Random (but not really)

Thursday, November 11, 2004

A View from the Other Side

I have had, for as long as I can remember, a pacifist view on life.

I accepted the need for self-defense, but to me there was nothing that was so important that it justified violence on my part. One of my life long heroes has been Martin Luther King. Someone who felt so strongly about his beliefs that he was willing to sacrifice everything for them. In light of that, who was I to say that there was any cause for which I should resort to violence? What is my life compared to anyone else’s life? I’m just one individual who is no more or less important than any other person.

I grew up in a democracy, and was raised with the belief that in America we stood for justice and freedom. Our ancestors fought and died for these things, and through their suffering and work they achieved peace. They created a country where all people could be free and equal. Sure there was injustice, but I always saw that injustice as something that was (at lease eventually) opposed: Senator Welch brought an end to McCarthyism with his plaintive question “Have you no sense of decency, sir, at long last? Have you left no sense of decency?” LBJ signed civil rights legislation that worked to achieve equality for all people.

From this I learned that although injustices occur, they can be overcome through the political or legal system.

But then something changed.

I’m not sure whether it happened gradually or suddenly, but I realized that there are things that worth fighting for: Freedom. Justice. Democracy.

Possibly this change stemmed from the strife I have seen in this country over war. I felt that the war in Afghanistan was justified, but the war in Iraq was not. I never consciously thought about why I felt this way, but I suppose I’ve been mulling over it in the back of my mind.

I really looked at American history. Maybe there was no injustice when and where I was, but it was out there, and has been out there all along.

It seemed to me that these ideals I was raised to believe belonged to all Americans were under attack, or never existed in the first place.
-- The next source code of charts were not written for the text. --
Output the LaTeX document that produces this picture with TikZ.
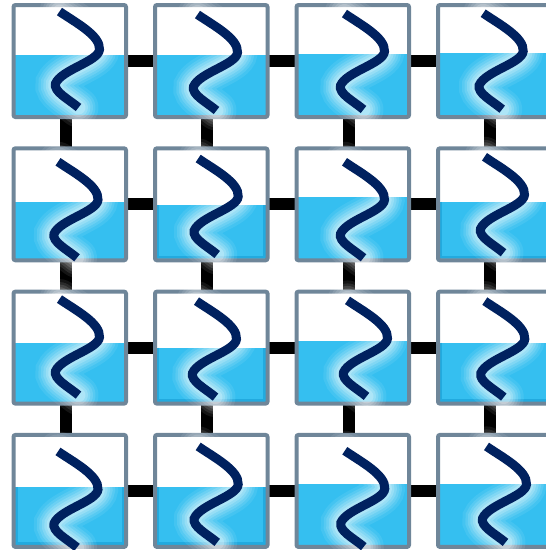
\documentclass[tikz,border=0pt]{standalone}
\usepackage{tikz}
\usetikzlibrary{
  positioning,
  backgrounds
}

\definecolor{framegray}{HTML}{6F8699}
\definecolor{waterblue}{HTML}{35BFF0}
\definecolor{waterdark}{HTML}{22AADF}
\definecolor{wavenavy}{HTML}{00215F}

\newcommand{\wavepath}{(0,0) .. controls (16,11) and (41,24) .. (40,38) .. controls (39,50) and (2,58) .. (-4,72) .. controls (-6,80) and (8,87) .. (19,96)}

\begin{document}
\begin{tikzpicture}[
            x=1pt, y=-1pt,
            node distance=141.5pt,
            % vasca con bordo grigio, livello dell'acqua come parametro
            tank/.style={rectangle, rounded corners=2pt, draw=framegray, line width=4pt, minimum width=112.5pt, minimum height=112pt, inner sep=0pt, outer sep=0pt},
            level/.style={path picture={\fill[waterblue, sharp corners] (path picture bounding box.south west) rectangle ([yshift=#1pt]path picture bounding box.south east);}},
            deep/.style={path picture={\fill[waterblue, sharp corners] (path picture bounding box.south west) rectangle ([yshift=#1pt]path picture bounding box.south east);
                \draw[waterdark, line width=2.5pt, sharp corners] ([shift={(3.2pt,#1pt)}]path picture bounding box.south west) |- ([shift={(-3.2pt,3.2pt)}]path picture bounding box.south east) -- ([shift={(-3.2pt,#1pt)}]path picture bounding box.south east);}},
            link/.style={line width=12pt, black},
            wave/.pic={
                \draw[white, line width=40pt, opacity=0.08, line cap=round] \wavepath;
                \draw[white, line width=34pt, opacity=0.10, line cap=round] \wavepath;
                \draw[white, line width=29pt, opacity=0.12, line cap=round] \wavepath;
                \draw[white, line width=24pt, opacity=0.15, line cap=round] \wavepath;
                \draw[white, line width=19pt, opacity=0.18, line cap=round] \wavepath;
                \draw[white, line width=14pt, opacity=0.22, line cap=round] \wavepath;
                \draw[wavenavy, line width=9pt] \wavepath;
            }
        ]

        \useasboundingbox (0,0) rectangle (546,550);
        \clip (0,0) rectangle (546,550);

        % Vasche
        \node (tank_11) [tank, level=62] at (69.75,61) {};
        \node (tank_12) [tank, level=62, right of=tank_11] {};
        \node (tank_13) [tank, level=63, right of=tank_12] {};
        \node (tank_14) [tank, level=64, right of=tank_13] {};

        \node (tank_21) [tank, level=58.6, below of=tank_11, yshift=-1.8pt] {};
        \node (tank_22) [tank, deep=55.3, right of=tank_21] {};
        \node (tank_23) [tank, level=63.6, right of=tank_22] {};
        \node (tank_24) [tank, deep=58.6, right of=tank_23] {};

        \node (tank_31) [tank, level=60.3, below of=tank_21, yshift=-1.8pt] {};
        \node (tank_32) [tank, deep=56, right of=tank_31] {};
        \node (tank_33) [tank, level=62.6, right of=tank_32] {};
        \node (tank_34) [tank, deep=61, right of=tank_33] {};

        \node (tank_41) [tank, deep=60, below of=tank_31, yshift=-1.8pt] {};
        \node (tank_42) [tank, deep=60, right of=tank_41] {};
        \node (tank_43) [tank, level=63, right of=tank_42] {};
        \node (tank_44) [tank, level=63, right of=tank_43] {};

        % Tubi di collegamento (dietro le vasche)
        \begin{pgfonlayer}{background}
        \draw [link] (tank_11) -- (tank_12);
        \draw [link] (tank_12) -- (tank_13);
        \draw [link] (tank_13) -- (tank_14);
        \draw [link] (tank_21) -- (tank_22);
        \draw [link] (tank_22) -- (tank_23);
        \draw [link] (tank_23) -- (tank_24);
        \draw [link] (tank_31) -- (tank_32);
        \draw [link] (tank_32) -- (tank_33);
        \draw [link] (tank_33) -- (tank_34);
        \draw [link] (tank_41) -- (tank_42);
        \draw [link] (tank_42) -- (tank_43);
        \draw [link] (tank_43) -- (tank_44);

        \draw [link] ([xshift=-4pt]tank_11.south) -- ([xshift=-4pt]tank_21.north);
        \draw [link] ([xshift=-4pt]tank_12.south) -- ([xshift=-4pt]tank_22.north);
        \draw [link] ([xshift=-4pt]tank_13.south) -- ([xshift=-4pt]tank_23.north);
        \draw [link] ([xshift=-4pt]tank_14.south) -- ([xshift=-4pt]tank_24.north);
        \draw [link] ([xshift=-4pt]tank_21.south) -- ([xshift=-4pt]tank_31.north);
        \draw [link] ([xshift=-4pt]tank_22.south) -- ([xshift=-4pt]tank_32.north);
        \draw [link] ([xshift=-4pt]tank_23.south) -- ([xshift=-4pt]tank_33.north);
        \draw [link] ([xshift=-4pt]tank_24.south) -- ([xshift=-4pt]tank_34.north);
        \draw [link] ([xshift=-4pt]tank_31.south) -- ([xshift=-4pt]tank_41.north);
        \draw [link] ([xshift=-4pt]tank_32.south) -- ([xshift=-4pt]tank_42.north);
        \draw [link] ([xshift=-4pt]tank_33.south) -- ([xshift=-4pt]tank_43.north);
        \draw [link] ([xshift=-4pt]tank_34.south) -- ([xshift=-4pt]tank_44.north);
        \end{pgfonlayer}

        % Onde
        \pic at ([shift={(46,6.5)}]tank_11.north west) {wave};
        \pic at ([shift={(42.5,9.5)}]tank_12.north west) {wave};
        \pic at ([shift={(48,8.5)}]tank_13.north west) {wave};
        \pic at ([shift={(45.2,8.2)}]tank_14.north west) {wave};

        \pic at ([shift={(44.5,13.5)}]tank_21.north west) {wave};
        \pic at ([shift={(43.2,10.2)}]tank_22.north west) {wave};
        \pic at ([shift={(48,13.5)}]tank_23.north west) {wave};
        \pic at ([shift={(46.5,8.5)}]tank_24.north west) {wave};

        \pic at ([shift={(46,7.5)}]tank_31.north west) {wave};
        \pic at ([shift={(41.5,9.5)}]tank_32.north west) {wave};
        \pic at ([shift={(51,8.8)}]tank_33.north west) {wave};
        \pic at ([shift={(46.8,9.5)}]tank_34.north west) {wave};

        \pic at ([shift={(44.5,16.5)}]tank_41.north west) {wave};
        \pic at ([shift={(43.2,11.5)}]tank_42.north west) {wave};
        \pic at ([shift={(48.3,15.8)}]tank_43.north west) {wave};
        \pic at ([shift={(48.5,11.5)}]tank_44.north west) {wave};

    \end{tikzpicture}
\end{document}
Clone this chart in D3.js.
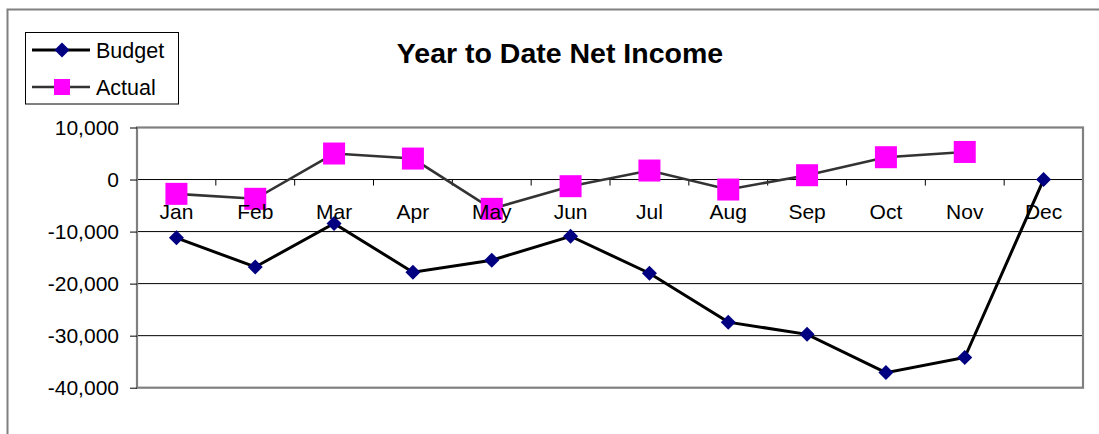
<!DOCTYPE html>
<html>
<head>
<meta charset="utf-8">
<title>Year to Date Net Income</title>
<style>
  body { margin: 0; background: #fff; }
  svg text { font-family: Arial, "Liberation Sans", sans-serif; fill: #000; }
</style>
</head>
<body>
<svg id="viz" width="1099" height="434"></svg>
<script src="https://d3js.org/d3.v7.min.js"></script>
<script>
// chart data
var months = ["Jan","Feb","Mar","Apr","May","Jun","Jul","Aug","Sep","Oct","Nov","Dec"];
var budget = [-11200,-16800,-8450,-17800,-15500,-10900,-18000,-27400,-29750,-37100,-34200,0];
var actual = [-2750,-3700,5000,4030,-5630,-1280,1730,-1920,830,4290,5300,null];
var yTicks = [10000,0,-10000,-20000,-30000,-40000];

var svg = d3.select("#viz");

// outer chart frame (runs off the right/bottom edge like the picture)
svg.append("rect")
  .attr("x", 7.5).attr("y", 9.5)
  .attr("width", 1110).attr("height", 440)
  .attr("fill", "none").attr("stroke", "#808080").attr("stroke-width", 2);

var plotL = 137, plotR = 1083, plotT = 127.5, plotB = 387.7;

var x = d3.scaleBand().domain(months).range([plotL, plotR]);
var y = d3.scaleLinear().domain([-40000, 10000]).range([plotB, plotT]);

// gridlines
svg.append("g").selectAll("line")
  .data(yTicks.filter(function(d){ return d > -40000 && d < 10000; }))
  .enter().append("line")
  .attr("x1", plotL).attr("x2", plotR)
  .attr("y1", function(d){ return y(d); })
  .attr("y2", function(d){ return y(d); })
  .attr("stroke", "#000").attr("stroke-width", 1);

// plot area border
svg.append("rect")
  .attr("x", plotL).attr("y", plotT)
  .attr("width", plotR - plotL).attr("height", plotB - plotT)
  .attr("fill", "none").attr("stroke", "#808080").attr("stroke-width", 2.2);

// value axis (plain hyphen for negatives, like the original)
var fmt = d3.format(",");
var yAxis = d3.axisLeft(y).tickValues(yTicks).tickSize(7).tickPadding(11)
  .tickFormat(function(d){ return fmt(d).replace("\u2212", "-"); });
var ya = svg.append("g").attr("transform", "translate(" + plotL + ",0)").call(yAxis);
ya.select(".domain").remove();
ya.selectAll("line").attr("stroke", "#000");
ya.selectAll("text").style("font-size", "21px").style("font-family", "Arial, 'Liberation Sans', sans-serif");

// category axis ticks on the zero line
var bounds = months.map(function(m){ return x(m) + x.bandwidth(); });
svg.append("g").selectAll("line")
  .data(bounds.slice(0, 11))
  .enter().append("line")
  .attr("x1", function(d){ return d; }).attr("x2", function(d){ return d; })
  .attr("y1", y(0)).attr("y2", y(0) + 6)
  .attr("stroke", "#000").attr("stroke-width", 1);

var line = d3.line()
  .defined(function(d){ return d !== null; })
  .x(function(d, i){ return x(months[i]) + x.bandwidth() / 2; })
  .y(function(d){ return y(d); });

// Actual series
svg.append("path").datum(actual)
  .attr("d", line).attr("fill", "none")
  .attr("stroke", "#333").attr("stroke-width", 2.6);

// Budget series
svg.append("path").datum(budget)
  .attr("d", line).attr("fill", "none")
  .attr("stroke", "#000").attr("stroke-width", 3);

var sq = 22, dm = 7.5;
svg.append("g").selectAll("rect")
  .data(actual.map(function(v, i){ return {v: v, m: months[i]}; })
    .filter(function(d){ return d.v !== null; }))
  .enter().append("rect")
  .attr("x", function(d){ return x(d.m) + x.bandwidth() / 2 - sq / 2; })
  .attr("y", function(d){ return y(d.v) - sq / 2; })
  .attr("width", sq).attr("height", sq)
  .attr("fill", "#ff00ff");

svg.append("g").selectAll("path")
  .data(budget.map(function(v, i){ return {v: v, m: months[i]}; }))
  .enter().append("path")
  .attr("transform", function(d){
    return "translate(" + (x(d.m) + x.bandwidth() / 2) + "," + y(d.v) + ")";
  })
  .attr("d", "M0," + (-dm) + "L" + dm + ",0L0," + dm + "L" + (-dm) + ",0Z")
  .attr("fill", "#000080");

// month labels, drawn over the markers as in the original
svg.append("g").selectAll("text")
  .data(months)
  .enter().append("text")
  .attr("x", function(d){ return x(d) + x.bandwidth() / 2; })
  .attr("y", y(0) + 39)
  .attr("text-anchor", "middle")
  .style("font-size", "21px")
  .text(function(d){ return d; });

// title
svg.append("text")
  .attr("x", 560).attr("y", 63)
  .attr("text-anchor", "middle")
  .style("font-size", "28.5px").style("font-weight", "bold")
  .text("Year to Date Net Income");

// legend
var lg = svg.append("g");
lg.append("rect")
  .attr("x", 25.5).attr("y", 32.5).attr("width", 153).attr("height", 71.5)
  .attr("fill", "#fff").attr("stroke", "#000").attr("stroke-width", 1);
var items = [
  {name: "Budget", yy: 50, stroke: "#000", w: 3},
  {name: "Actual", yy: 87, stroke: "#333", w: 2.6}
];
items.forEach(function(it, i){
  lg.append("line").attr("x1", 32).attr("x2", 90)
    .attr("y1", it.yy).attr("y2", it.yy)
    .attr("stroke", it.stroke).attr("stroke-width", it.w);
  if (i === 0) {
    lg.append("path").attr("transform", "translate(62," + it.yy + ")")
      .attr("d", "M0," + (-dm) + "L" + dm + ",0L0," + dm + "L" + (-dm) + ",0Z")
      .attr("fill", "#000080");
  } else {
    lg.append("rect").attr("x", 62 - 8).attr("y", it.yy - 8)
      .attr("width", 16).attr("height", 16).attr("fill", "#ff00ff");
  }
  lg.append("text").attr("x", 96).attr("y", it.yy + 8)
    .style("font-size", "21.5px").text(it.name);
});
</script>
</body>
</html>
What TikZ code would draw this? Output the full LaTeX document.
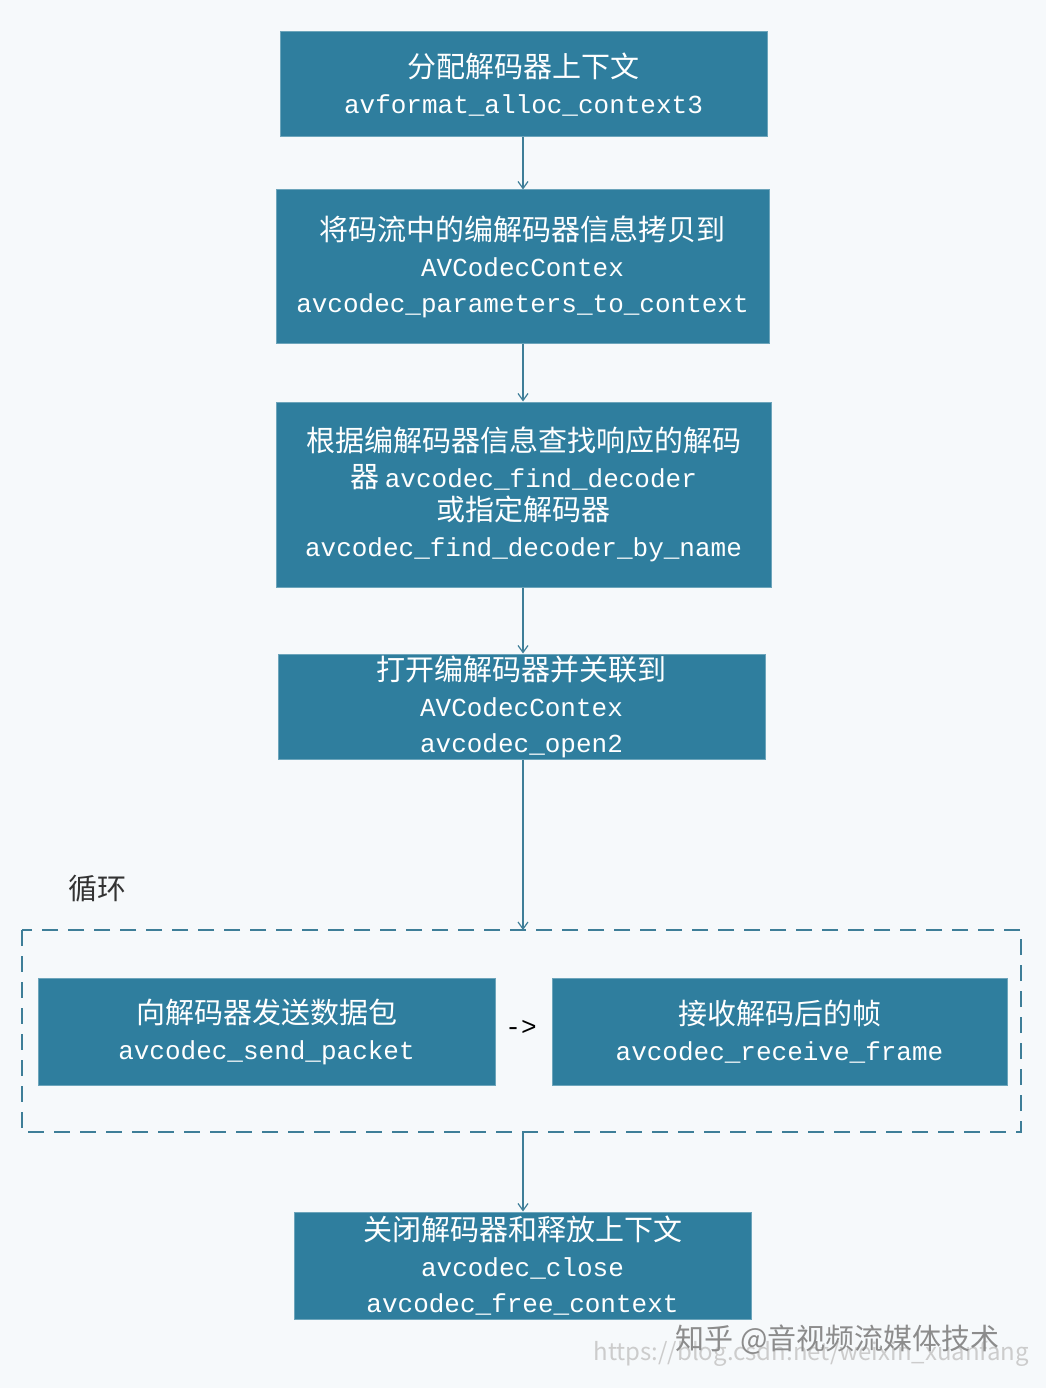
\documentclass[tikz,border=0pt]{standalone}
\usepackage{fontspec}
\setmainfont{Noto Sans CJK SC}
\newfontfamily\cjk{Noto Sans CJK SC}
\setmonofont{Liberation Mono}
\usetikzlibrary{arrows.meta}
\definecolor{boxc}{HTML}{2F7E9E}
\definecolor{bg}{HTML}{F6F9FB}
\definecolor{ln}{HTML}{3E7E98}
\newcommand{\zh}[1]{{\cjk\fontsize{29}{36}\selectfont #1}}
\newcommand{\cd}[1]{{\ttfamily #1}}
\tikzset{
 box/.style={draw=boxc!70!white, line width=1pt, fill=boxc, text=white, align=center, inner sep=0pt, font=\fontsize{26}{36}\selectfont},
 arr/.style={draw=ln, line width=1.2pt, -{Straight Barb[length=7pt,width=10pt]}},
}
\begin{document}
\begin{tikzpicture}[x=1pt,y=-1pt]
\fill[bg] (0,0) rectangle (1046,1388);
\useasboundingbox (0,0) rectangle (1046,1388);
\node[box, minimum width=487, minimum height=105] (b1) at (523.5,84.5) {\zh{分配解码器上下文}\\\cd{avformat\_alloc\_context3}};
\node[box, minimum width=493, minimum height=153] (b2) at (522.5,266.5) {\zh{将码流中的编解码器信息拷贝到}\\\cd{AVCodecContex}\\\cd{avcodec\_parameters\_to\_context}};
\node[box, minimum width=495, minimum height=185] (b3) at (523.5,494.5) {\zh{根据编解码器信息查找响应的解码}\\\zh{器}\ \cd{avcodec\_find\_decoder}\\[-3pt]\zh{或指定解码器}\\\cd{avcodec\_find\_decoder\_by\_name}};
\node[box, minimum width=487, minimum height=105] (b4) at (521.5,706.5) {\zh{打开编解码器并关联到}\\\cd{AVCodecContex}\\\cd{avcodec\_open2}};
\draw[ln, line width=1.2pt, dash pattern=on 16pt off 10pt] (22,930) rectangle (1021,1132);
\coordinate (lt) at (523,930);
\coordinate (lb) at (523,1132);
\node[text=black!80] (loop) at (97,889) {\zh{循环}};
\node[box, minimum width=457, minimum height=107] (b5) at (266.5,1031.5) {\zh{向解码器发送数据包}\\\cd{avcodec\_send\_packet}};
\node[box, minimum width=455, minimum height=107] (b6) at (779.5,1031.5) {\zh{接收解码后的帧}\\\cd{avcodec\_receive\_frame}};
\node[font=\fontsize{26}{30}\selectfont] (ar) at (521,1028) {\cd{->}};
\node[box, minimum width=457, minimum height=107] (b7) at (522.5,1265.5) {\zh{关闭解码器和释放上下文}\\\cd{avcodec\_close}\\\cd{avcodec\_free\_context}};
\draw[arr] (b1.south -| 523,0) -- (b2.north -| 523,0);
\draw[arr] (b2.south -| 523,0) -- (b3.north -| 523,0);
\draw[arr] (b3.south -| 523,0) -- (b4.north -| 523,0);
\draw[arr] (b4.south -| 523,0) -- (lt);
\draw[arr] (lb) -- (b7.north -| 523,0);
\node[text=black!20, anchor=west, font=\fontsize{24}{26}\selectfont] (wm2) at (590,1354) {https://blog.csdn.net/weixin\_xuanfang};
\node[text=black!45, anchor=west, font=\fontsize{28}{30}\selectfont] (wm) at (672,1340) {\zh{知乎 @音视频流媒体技术}};
\end{tikzpicture}
\end{document}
Then I realized that someone has to fight for these things, and what if no one else wants to do it? I’ve been content up to now to accept that injustice was something that happened elsewhere, but that no longer seems true.

“We have to give up some rights if we want to be safe.” This idea astounds me, and I absolutely cannot comprehend it. Those rights are the things that make us safe.

Those rights are what make us American.

Those rights are what I have grown up believing in. Yet we are just willing to throw them away for some illusory sense of security? In this country we have a constitutional right to: Free speech. Freedom of Religion. The Right to Keep and Bear Arms. The Right to be Secure Against Unreasonable Searches and Seizures.

If these things are not worth defending, then what is?

Don’t get me wrong. I haven’t changed completely. I’m still unwilling to see violence as the answer to all or even most problems, but I’ve begun to worry that perhaps I, like countless before me, will stand by and do nothing when the rights of those around me are violated.

And I don’t want to be that person.

This post is for Lenny and Dee, who I wish were around to talk about this with me. They are the ones who showed me that you have to be willing to listen if you want to understand what the other side is saying, and if you don’t try to understand what the other side is saying, you’ll never be able to reach an agreement.